The data stored in InfluxDB is generally a sequence of data point based on time. The records often have hundreds of millions of rows, including timestamps and other fields and tags. Typically, the data point is immutable and read only, the new point will automatically write and keep appending to measurement. For a large amount of data, we need careful design for the data mode. Define which attribute we can use for the indexed tag so that we can use the others as unindexed fields. It is critical for query performance. Here are a few recommendations when you design an InfluxDB data model:
- If the data is searched by query frequently, consider storing it in a tag
- If query have group by, consider storing the data in a tag
- If you want to use the data with an InfluxQL function, consider storing it in fields
- If you need data of non-string type, consider storing it in fields
- If the data has dynamic values, consider storing it in fields
Try avoiding too many series, tags contain large string information such as hashes and universally unique identifiers (UUIDs), which can cause high memory usage for database workloads.
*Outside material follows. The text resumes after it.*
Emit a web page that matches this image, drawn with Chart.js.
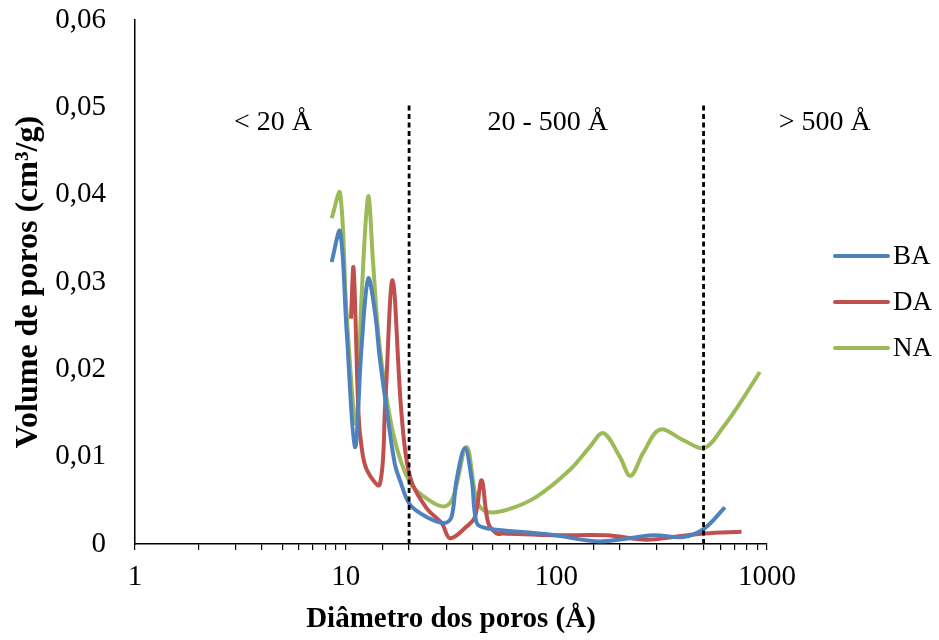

One of the key roles impacting performance is high series cardinality, which often causes high RAM usage. Based on the recent InfluxDB hardware guidelines, for less than 100k unique series, it recommends approximately 2-4 GB of RAM. When one measurement has few highly dynamic value of tags, like more than thousands, it can easily consume more than 32 GB memory usage. It will cause high series cardinality. On the other hand, when tag keys and values are stored only once, it only needs more storage and doesn't impact the memory footprint.